Friedkin’s direction cunningly coerces the viewer into uncomfortable voyeurism when watching Dotty in varying states of undress. (Although she is a REAL cutie, the context conveys an uncomfortable sense of intrusion) But as the narrative perversely twists and turns, Dotty’s multiple exploitations blossom into something quite unexpected.

The whimsical sister and daughter aside, KILLER JOE’s characters are fascinatingly loathsome yet hugely watchable throughout the 97 minute runtime. It follows then that great credit has to go to Denise Chamain for casting the main players in their respective roles.

Thomas Hayden Church is brilliantly despondent as the year weary Ansel. Ambitions have been long sacrificed for a life filled with ‘Monster Truck’ TV viewing and earning "beer money" at the local welders. Gina Gershon as the shamelessly immoral Sharla, exuded acute self-interest and injected a shot of energy with her vitriolic hatred of her stepson, Chris.
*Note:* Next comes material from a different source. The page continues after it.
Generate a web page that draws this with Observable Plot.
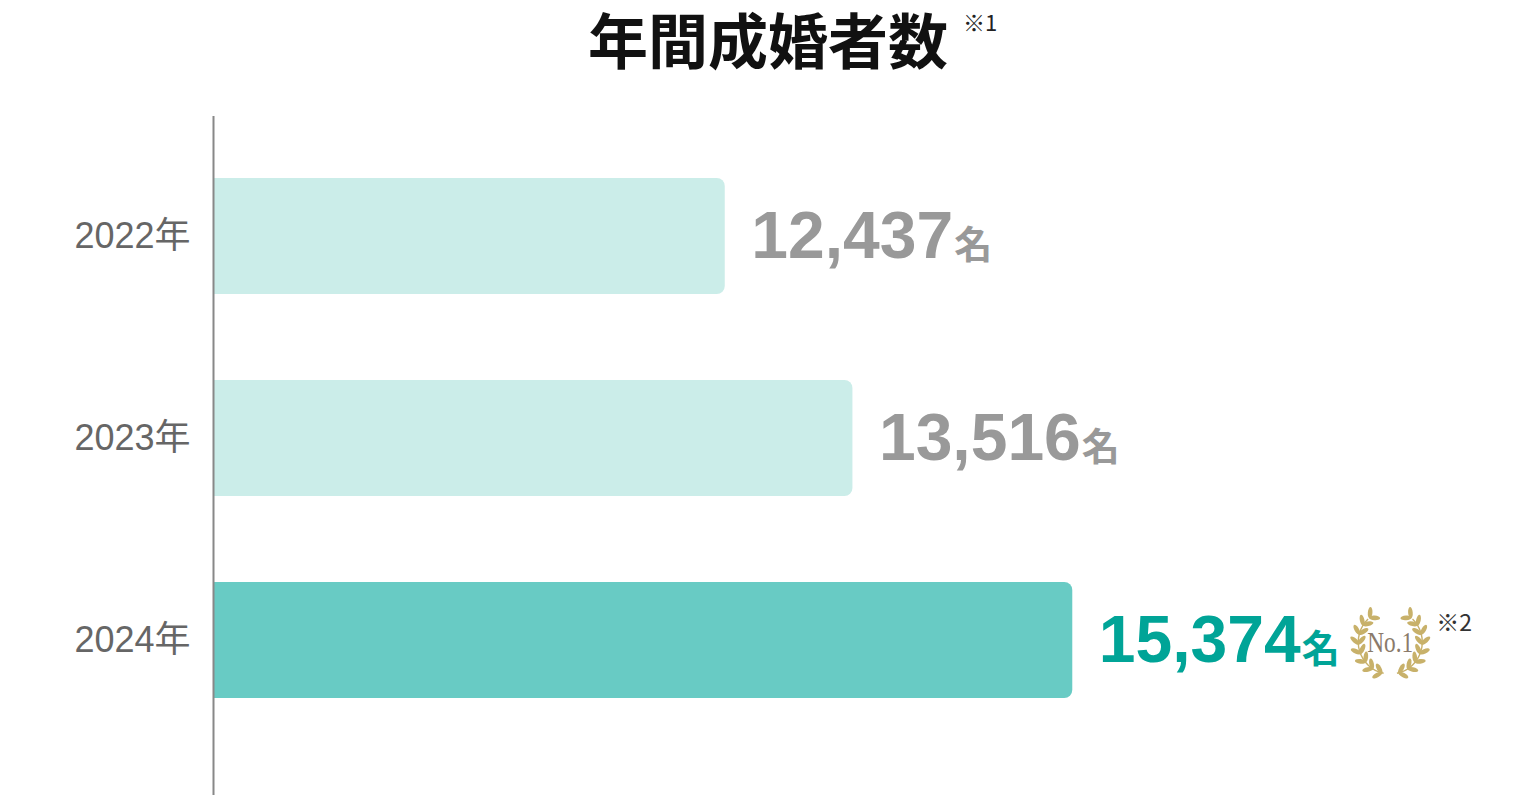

Of Chris, Emile Hirsch conjures a great performance. While initially portraying an affable rogue, he soon descends into a truly selfish degenerate who causes damage that his belated self-reproach cannot restore. Ultimately it is Dotty and Killer Joe himself that galvanise the movie.

Starting with the leading man; Joe’s excessive courteousness, embellished by his southern dapperness, paradoxically promotes a distressing sense of menace.

But then there is the darling Dotty. Juno Temple exudes an enigmatic innocence that is arguably tarnished by her callous agreement to the nefarious plan. The British actress nailed the role (and accent) beautifully, while purveying mysterious unpredictability with aplomb.

Although the movie can hardly be described as gore laden, the dark tone coupled with unconventional sexual deviance (violently forced oral sex with a fried chicken leg for example), means the 18 certificate is justly applied. The initial ‘love scene’ between Dotty and Joe, although largely devoid of physical contact, is disturbingly dialogued with both parties fantasizing that they are 12 years old… (At least it stop’ll-ed short of necrophilia I guess!!)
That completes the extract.